Accatastamento. Arrivati alla fine del cantiere si presenta il problema della dichiarazione di fine lavori e dell’accatastamento relativo. Immagino che eliminare la DIA comporti anche eliminare l’accatastamento finale dell’appartamento variato. Se le opere interne sono un fatto privato, al catasto devono essere riportati solo muri perimetrali di confine che definiscono la proprietà (le case nuove non hanno muri portanti). Quindi in caso di compravendite non sarà più necessario allegare una planimetria esatta di cosa si compra e si vende. Non mi sembra una grande idea e intravedo possibili brogli e cause conseguenti.

Mercato del lavoro.

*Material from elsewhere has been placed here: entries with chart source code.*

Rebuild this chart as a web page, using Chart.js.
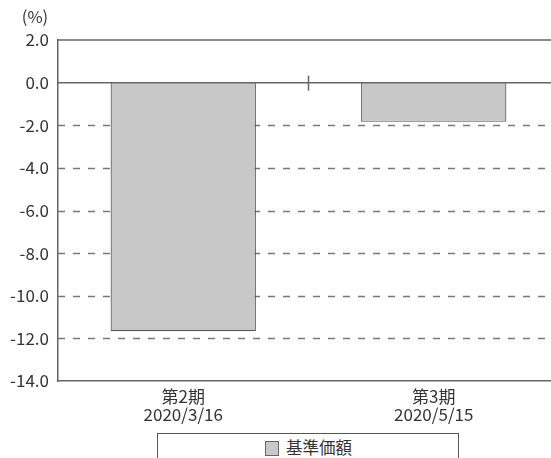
<!DOCTYPE html>
<html>
<head>
<meta charset="utf-8">
<script src="https://cdn.jsdelivr.net/npm/chart.js@4.4.0/dist/chart.umd.min.js"></script>
<style>
  html, body { margin: 0; padding: 0; background: #fff; overflow: hidden; width: 551px; height: 458px; }
  #wrap { position: absolute; left: 0; top: 0; width: 561px; height: 432px; }
  #legend { position: absolute; left: 157px; top: 433px; width: 302px; height: 40px; border: 1.5px solid #555; box-sizing: border-box;
            font-family: "Noto Sans CJK JP", sans-serif; font-size: 16.5px; color: #333; }
  #legend .box { position: absolute; left: 107px; top: 7px; width: 12px; height: 13px; background: #c8c8c8; border: 1px solid #666; }
  #legend .txt { position: absolute; left: 128px; top: 2px; line-height: 22px; }
</style>
</head>
<body>
<div id="wrap"><canvas id="c" width="561" height="432"></canvas></div>
<div id="legend"><span class="box"></span><span class="txt" id="legendText"></span></div>
<script>
const categories = [["第2期", "2020/3/16"], ["第3期", "2020/5/15"]];
const seriesName = "基準価額";
const values = [-11.66, -1.84];
const yTicks = [2, 0, -2, -4, -6, -8, -10, -12, -14];
const unitLabel = "(%)";

document.getElementById('legendText').textContent = seriesName;

const FONT = '"Noto Sans CJK JP", sans-serif';

const decor = {
  id: 'decor',
  beforeDatasetsDraw(chart) {
    const { ctx, chartArea: a, scales: { y } } = chart;
    ctx.save();
    ctx.strokeStyle = '#777';
    ctx.lineWidth = 1.5;
    ctx.setLineDash([7, 8]);
    yTicks.forEach(v => {
      if (v < 0 && v > -14) {
        const py = Math.round(y.getPixelForValue(v)) + 0.5;
        ctx.beginPath(); ctx.moveTo(a.left, py); ctx.lineTo(a.right, py); ctx.stroke();
      }
    });
    ctx.setLineDash([]);
    ctx.strokeStyle = '#666';
    const top = y.getPixelForValue(2);
    ctx.beginPath(); ctx.moveTo(a.left, top); ctx.lineTo(a.right, top); ctx.stroke();
    ctx.restore();
  },
  afterDatasetsDraw(chart) {
    const { ctx, chartArea: a, scales: { x, y } } = chart;
    ctx.save();
    ctx.strokeStyle = '#666';
    ctx.lineWidth = 1.5;
    const z = y.getPixelForValue(0);
    ctx.beginPath(); ctx.moveTo(a.left, z); ctx.lineTo(a.right, z); ctx.stroke();
    const mid = (x.getPixelForValue(0) + x.getPixelForValue(1)) / 2;
    ctx.beginPath(); ctx.moveTo(mid, z - 7); ctx.lineTo(mid, z + 8); ctx.stroke();
    ctx.fillStyle = '#333';
    ctx.font = '16.5px ' + FONT;
    ctx.textAlign = 'center';
    ctx.textBaseline = 'middle';
    ctx.fillText(unitLabel, 35, 17);
    ctx.restore();
  }
};

new Chart(document.getElementById('c'), {
  type: 'bar',
  data: {
    labels: categories,
    datasets: [{
      label: seriesName,
      data: values,
      backgroundColor: '#c8c8c8',
      borderColor: '#555',
      borderWidth: 1.2,
      categoryPercentage: 1.0,
      barPercentage: 0.58
    }]
  },
  options: {
    responsive: false,
    animation: false,
    layout: { padding: { top: 40, right: 2, left: 0, bottom: 0 } },
    plugins: { legend: { display: false }, tooltip: { enabled: false } },
    scales: {
      x: {
        grid: { display: false, drawTicks: false },
        border: { display: true, color: '#666', width: 1.5 },
        ticks: { color: '#333', font: { family: FONT, size: 17, lineHeight: 1.08 }, padding: 6, maxRotation: 0 },
        afterFit(s) { s.height = 51; }
      },
      y: {
        min: -14, max: 2,
        grid: { display: false, drawTicks: false },
        border: { display: true, color: '#666', width: 1.5 },
        afterBuildTicks(s) { s.ticks = yTicks.map(v => ({ value: v })); },
        ticks: { color: '#333', font: { family: FONT, size: 17 }, padding: 9,
                 callback: v => Number(v).toFixed(1) },
        afterFit(s) { s.width = 58; }
      }
    }
  },
  plugins: [decor]
});
</script>
</body>
</html>
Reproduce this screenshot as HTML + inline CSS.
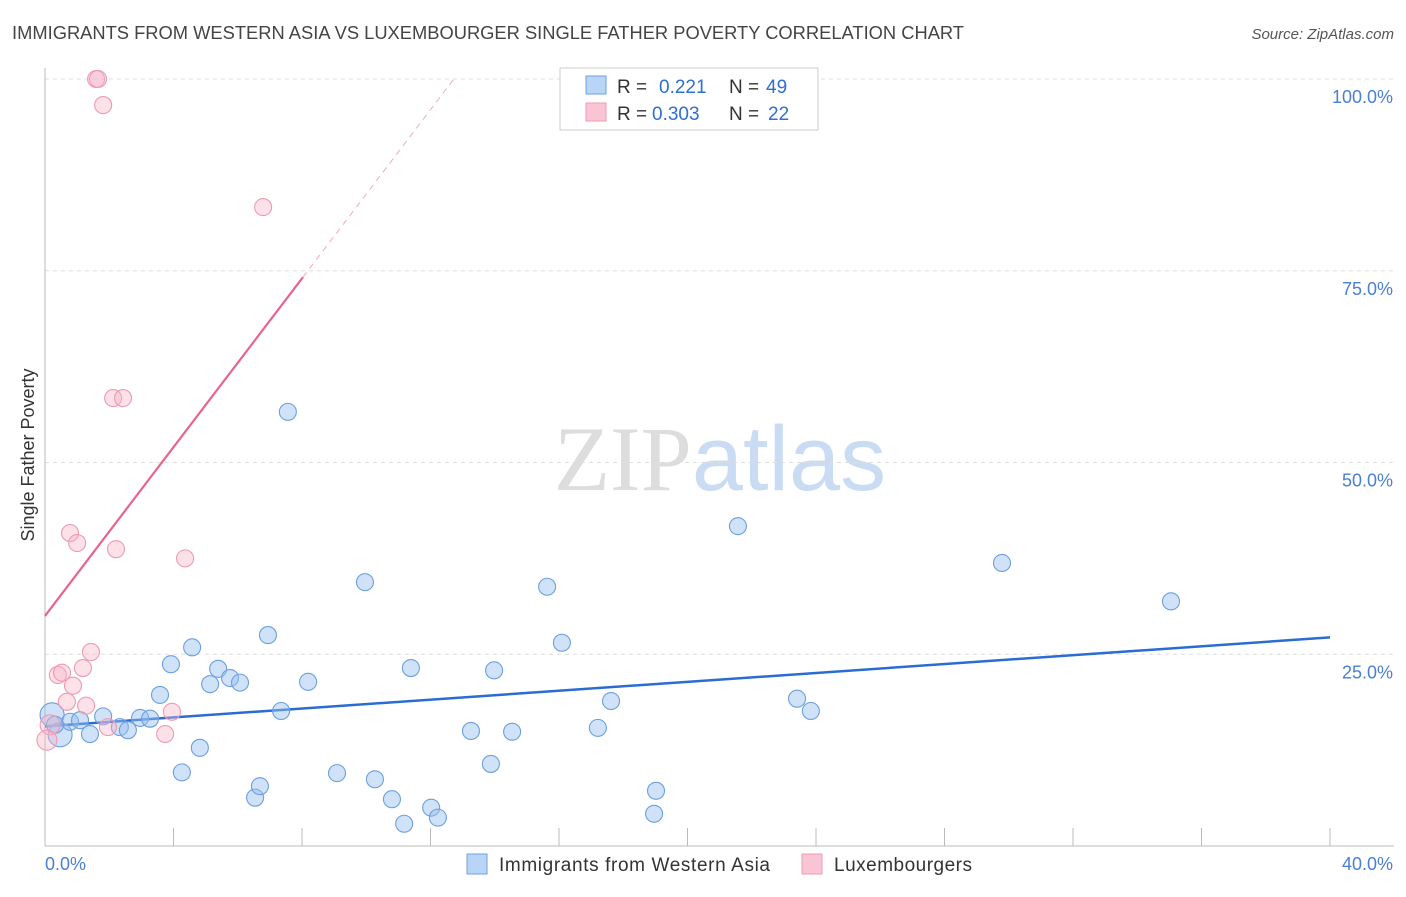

Si dice che lo sveltimento delle pratiche aumenti il mercato del lavoro. Verissimo. Spesso le procedure sono tremendamente faragginose, ma in questo caso ritengo invece che il lavoro diminuisca perché si taglia quella buona organizzazione, coordinata quasi sempre da un architetto o un geometra, che fornisce un servizio che comprende proprietà, artigiani, fornitori, professionisti spinti spesso a trovare soluzioni originali e innovative che hanno reso famosi gli interni italiani sulle riviste nazionali e internazionali. Si può dire che ognuno è libero comunque di chiamare l’architetto, ma siamo nel paese in cui la professionalità è sottostimata, togliere la testa pensante non favorisce nessuno. Il professionista non è un idiota pleonastico ma spesso una persona che trova buone soluzioni e le coordina con esperienza. L’Impresa che esegue i lavori, inoltre, completamente fuori controllo, visto che non si richiede più alcun documento certificativo della sua attività, non fornirà alcuna garanzia di competenza.

Conclusione: meglio non proporre finte semplificazioni che complicano le cose semplici. Facciamo invece una semplificazione vera per le opere interne: togliamo i trenta giorni di attesa e la comunicazione d’inizio lavori. Si consegna la Dia e si comincia. Si consegnano tutti i documenti necessari, l’Amministrazione mantiene il controllo, non fiorisce il nero, c’è chi garantisce che le opere siano realizzate con criterio, le pratiche annesse e connesse non dovranno essere reimpostate e tutto sarà fatto alla luce del sole.